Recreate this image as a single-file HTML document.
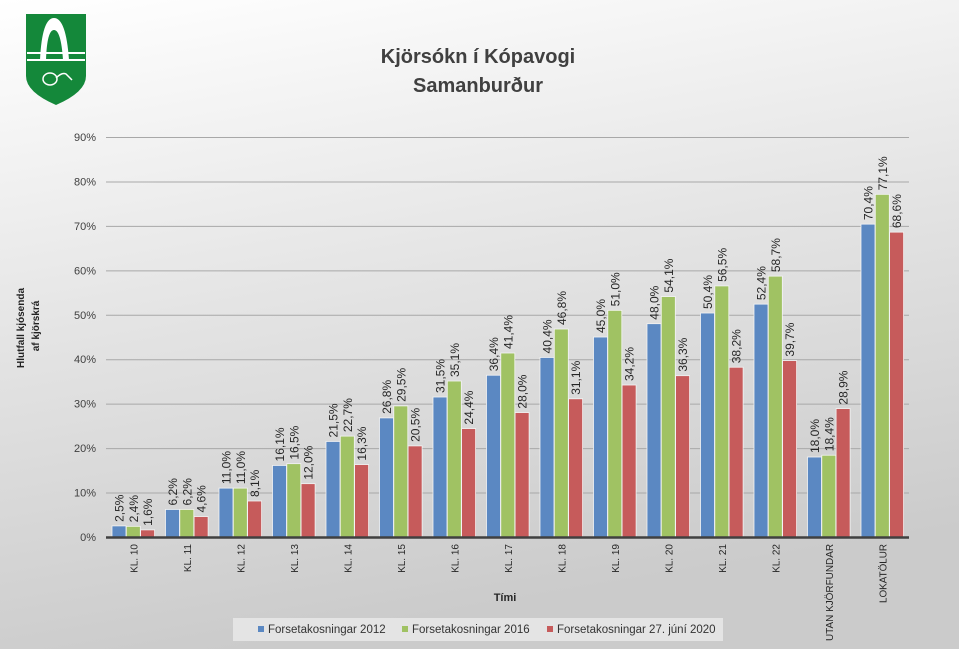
<!DOCTYPE html>
<html><head><meta charset="utf-8"><style>
html,body{margin:0;padding:0;}
body{width:959px;height:649px;overflow:hidden;}
svg text{font-family:"Liberation Sans",sans-serif;}
</style></head><body>
<svg width="959" height="649" viewBox="0 0 959 649" xmlns="http://www.w3.org/2000/svg">
<defs>
<linearGradient id="bg" x1="0" y1="0" x2="0.25" y2="1">
<stop offset="0" stop-color="#ffffff"/>
<stop offset="0.5" stop-color="#e4e4e4"/>
<stop offset="1" stop-color="#cbcbcb"/>
</linearGradient>
</defs>
<rect width="959" height="649" fill="url(#bg)"/>
<!-- logo -->
<path d="M26 14 H86 V76 Q86 92 56 105 Q26 92 26 76 Z" fill="#14883a"/>
<path d="M40 60 Q42 18 54 18 Q66 18 69 60 H63 Q61 30 54 30 Q47 30 46 60 Z" fill="#fff"/>
<rect x="27" y="52" width="58" height="2" fill="#fff"/>
<rect x="27" y="59" width="58" height="2" fill="#fff"/>
<ellipse cx="50" cy="79" rx="7" ry="6" fill="none" stroke="#fff" stroke-width="1.5"/>
<path d="M56 78 Q62 72 66 74 L72 80" fill="none" stroke="#fff" stroke-width="1.5"/>
<!-- title -->
<text x="478" y="63" font-size="20" font-weight="bold" fill="#404040" text-anchor="middle">Kjörsókn  í Kópavogi</text>
<text x="478" y="92" font-size="20" font-weight="bold" fill="#404040" text-anchor="middle">Samanburður</text>
<!-- y label -->
<text transform="translate(24,328) rotate(-90)" font-size="10" font-weight="bold" fill="#222" text-anchor="middle">Hlutfall kjósenda</text>
<text transform="translate(39,326) rotate(-90)" font-size="10" font-weight="bold" fill="#222" text-anchor="middle">af kjörskrá</text>
<g id="grid" stroke="#a8a8a8" stroke-width="1"></g>
<g id="yt" font-size="11" fill="#404040" text-anchor="end"></g>
<g id="bars"></g>
<g id="lbl" font-size="12" fill="#262626"></g>
<line x1="106" y1="537.5" x2="909" y2="537.5" stroke="#404040" stroke-width="2.5"/>
<g id="xl" font-size="10" fill="#262626" text-anchor="end"></g>
<text x="505" y="601" font-size="11" font-weight="bold" fill="#262626" text-anchor="middle">Tími</text>
<rect x="233" y="618" width="490" height="23" fill="#eaeaea" opacity="0.8"/>
<rect x="258" y="626" width="6" height="6" fill="#5b88c2"/>
<text x="268" y="633" font-size="11.5" fill="#333">Forsetakosningar 2012</text>
<rect x="402" y="626" width="6" height="6" fill="#a0c263"/>
<text x="412" y="633" font-size="11.5" fill="#333">Forsetakosningar 2016</text>
<rect x="547" y="626" width="6" height="6" fill="#c65b5b"/>
<text x="557" y="633" font-size="11.5" fill="#333">Forsetakosningar 27. júní 2020</text>
</svg>
<script>
(function(){
var NS="http://www.w3.org/2000/svg";
function el(p,t,a,txt){var e=document.createElementNS(NS,t);for(var k in a)e.setAttribute(k,a[k]);if(txt!==undefined)e.textContent=txt;document.getElementById(p).appendChild(e);}
function Y(v){return 537-v*4.444;}
for(var i=0;i<=9;i++){var y=Y(i*10);if(i>0)el("grid","line",{x1:106,x2:909,y1:y+0.5,y2:y+0.5});el("yt","text",{x:96,y:y+4},(i*10)+"%");}
var cats=["KL. 10","KL. 11","KL. 12","KL. 13","KL. 14","KL. 15","KL. 16","KL. 17","KL. 18","KL. 19","KL. 20","KL. 21","KL. 22","UTAN KJÖRFUNDAR","LOKATÖLUR"];
var d=[[2.5,6.2,11.0,16.1,21.5,26.8,31.5,36.4,40.4,45.0,48.0,50.4,52.4,18.0,70.4],
[2.4,6.2,11.0,16.5,22.7,29.5,35.1,41.4,46.8,51.0,54.1,56.5,58.7,18.4,77.1],
[1.6,4.6,8.1,12.0,16.3,20.5,24.4,28.0,31.1,34.2,36.3,38.2,39.7,28.9,68.6]];
var col=["#5b88c2","#a0c263","#c65b5b"];
for(var c=0;c<15;c++){var cx=133.5+c*53.5;
 for(var s=0;s<3;s++){var v=d[s][c];var x=cx-21.5+s*14.3;var y=Y(v);
  el("bars","rect",{x:x,y:y,width:14,height:537-y,fill:col[s],stroke:"#f4f4f4","stroke-width":0.8});
  el("lbl","text",{transform:"translate("+(x+11.5)+","+(y-4)+") rotate(-90)"},v.toFixed(1).replace(".",",")+"%");}
 var a={transform:"translate("+(cx+4)+",544) rotate(-90)"};
 if(c==13){a.textLength=97;a.lengthAdjust="spacingAndGlyphs";}
 if(c==14){a.textLength=59;a.lengthAdjust="spacingAndGlyphs";}
 el("xl","text",a,cats[c]);}
})();
</script>
</body></html>
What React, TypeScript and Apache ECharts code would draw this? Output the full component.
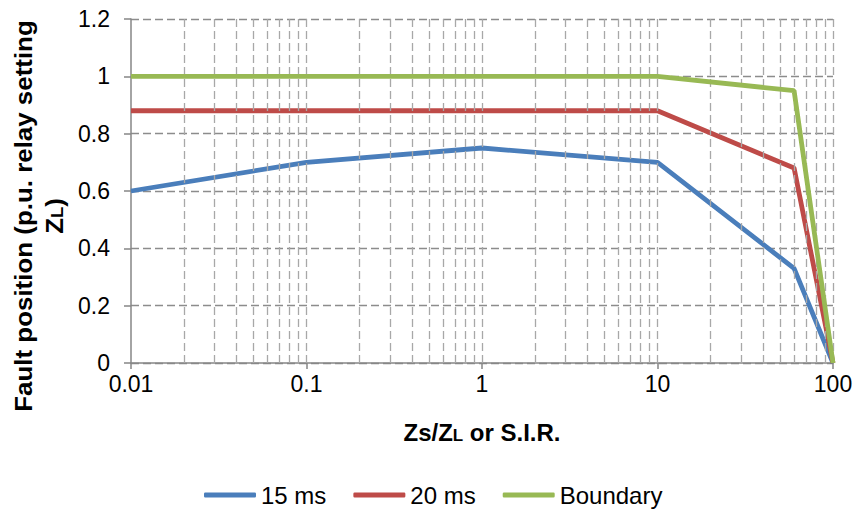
import React, { useEffect, useRef } from "react";
import * as echarts from "echarts";

// Source impedance ratio (Zs/ZL) at each computed point
const sirValues = [0.01, 0.1, 1, 10, 60, 100];
// Fault position reached, p.u. of relay setting ZL
const reach15ms = [0.6, 0.7, 0.75, 0.7, 0.33, 0];
const reach20ms = [0.88, 0.88, 0.88, 0.88, 0.68, 0];
const boundaryReach = [1, 1, 1, 1, 0.95, 0];

const seriesNames = ["15 ms", "20 ms", "Boundary"];
const seriesColors = ["#4A7EBB", "#BE4B48", "#98B954"];

// Logarithmic grid: decade starts and the 2..9 multiples inside each decade
const decades = [0.01, 0.1, 1, 10];
const minorMultipliers = [2, 3, 4, 5, 6, 7, 8, 9];
const xMax = 100;

const FONT = "'Liberation Sans', Arial, sans-serif";

export default function App() {
  const ref = useRef<HTMLDivElement>(null);

  useEffect(() => {
    if (!ref.current) return;
    const chart = echarts.init(ref.current, undefined, { renderer: "svg" });

    const gridXs: number[] = [];
    decades.forEach((d) => {
      if (d !== decades[0]) gridXs.push(d);
      minorMultipliers.forEach((k) => gridXs.push(+(k * d).toPrecision(6)));
    });
    gridXs.push(xMax);

    const toPoints = (ys: number[]) => sirValues.map((x, i) => [x, ys[i]]);
    const valueSets = [reach15ms, reach20ms, boundaryReach];

    chart.setOption({
      animation: false,
      backgroundColor: "#ffffff",
      grid: { left: 131, right: 24, top: 19, bottom: 149, containLabel: false },
      xAxis: {
        type: "log",
        logBase: 10,
        min: 0.01,
        max: xMax,
        axisLine: { show: true, lineStyle: { color: "#868686", width: 1.5 } },
        axisTick: { show: true, length: 6, lineStyle: { color: "#868686", width: 1.5 } },
        splitLine: { show: false },
        minorTick: { show: false },
        axisLabel: {
          fontSize: 23,
          color: "#000",
          fontFamily: FONT,
          margin: 9,
          formatter: (v: number) => String(+Number(v).toPrecision(3)),
        },
      },
      yAxis: {
        type: "value",
        min: 0,
        max: 1.2,
        interval: 0.2,
        axisLine: { show: true, lineStyle: { color: "#868686", width: 1.5 } },
        axisTick: { show: true, length: 7, lineStyle: { color: "#868686", width: 1.5 } },
        splitLine: {
          show: true,
          lineStyle: { color: "#8c8c8c", width: 1.3, type: [8, 4] },
        },
        axisLabel: { fontSize: 23, color: "#000", fontFamily: FONT, margin: 21 },
      },
      legend: {
        data: seriesNames,
        left: 199,
        top: 478,
        icon: "roundRect",
        itemWidth: 52,
        itemHeight: 5,
        itemGap: 27,
        textStyle: { fontSize: 24, color: "#000", fontFamily: FONT },
      },
      series: [
        {
          name: "__grid",
          type: "line",
          data: [],
          z: 1,
          silent: true,
          markLine: {
            silent: true,
            symbol: ["none", "none"],
            label: { show: false },
            lineStyle: { color: "#a8a8a8", width: 1.3, type: [8, 4] },
            data: gridXs.map((x) => ({ xAxis: x })),
          },
        },
        ...valueSets.map((vals, i) => ({
          name: seriesNames[i],
          type: "line",
          data: toPoints(vals),
          showSymbol: false,
          symbol: "none",
          z: 3 + i,
          color: seriesColors[i],
          lineStyle: { color: seriesColors[i], width: 4.8 },
        })),
      ],
      graphic: [
        {
          type: "text",
          x: 23,
          y: 216,
          rotation: Math.PI / 2,
          scaleX: 1.08,
          style: {
            text: "Fault position (p.u. relay setting",
            font: `bold 24px ${FONT}`,
            fill: "#000",
            align: "center",
            verticalAlign: "middle",
          },
        },
        {
          type: "text",
          x: 54,
          y: 216,
          rotation: Math.PI / 2,
          scaleX: 1.08,
          style: {
            text: "Z{sub|L})",
            font: `bold 24px ${FONT}`,
            fill: "#000",
            align: "center",
            verticalAlign: "middle",
            rich: {
              sub: { font: `bold 17px ${FONT}`, fill: "#000", verticalAlign: "bottom" },
            },
          },
        },
        {
          type: "text",
          x: 482,
          y: 432,
          style: {
            text: "Zs/Z{sub|L} or S.I.R.",
            font: `bold 24px ${FONT}`,
            fill: "#000",
            align: "center",
            verticalAlign: "middle",
            rich: {
              sub: { font: `bold 17px ${FONT}`, fill: "#000", verticalAlign: "bottom" },
            },
          },
        },
      ],
    });

    return () => chart.dispose();
  }, []);

  return (
    <div
      ref={ref}
      style={{ position: "fixed", left: 0, top: 0, width: 857, height: 512, background: "#fff" }}
    />
  );
}
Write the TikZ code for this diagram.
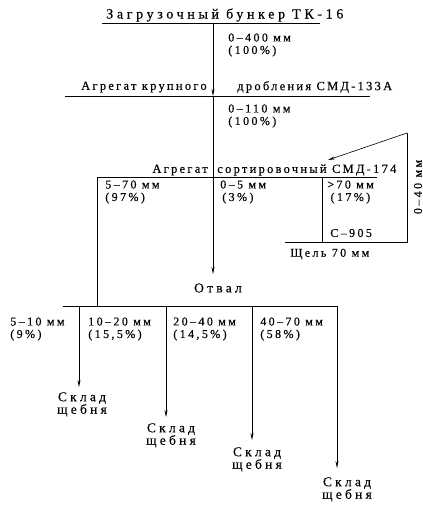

________________________________________

## What is asked
Transcribe, exactly as written, the lines starting at the one with "What React, TypeScript" and ending at the one with "const boundaryReach = [1, 1, 1, 1, 0.95, 0];", and nothing more. Pictures are not part of the copy.

## Final answer
What React, TypeScript and Apache ECharts code would draw this? Output the full component.
import React, { useEffect, useRef } from "react";
import * as echarts from "echarts";

// Source impedance ratio (Zs/ZL) at each computed point
const sirValues = [0.01, 0.1, 1, 10, 60, 100];
// Fault position reached, p.u. of relay setting ZL
const reach15ms = [0.6, 0.7, 0.75, 0.7, 0.33, 0];
const reach20ms = [0.88, 0.88, 0.88, 0.88, 0.68, 0];
const boundaryReach = [1, 1, 1, 1, 0.95, 0];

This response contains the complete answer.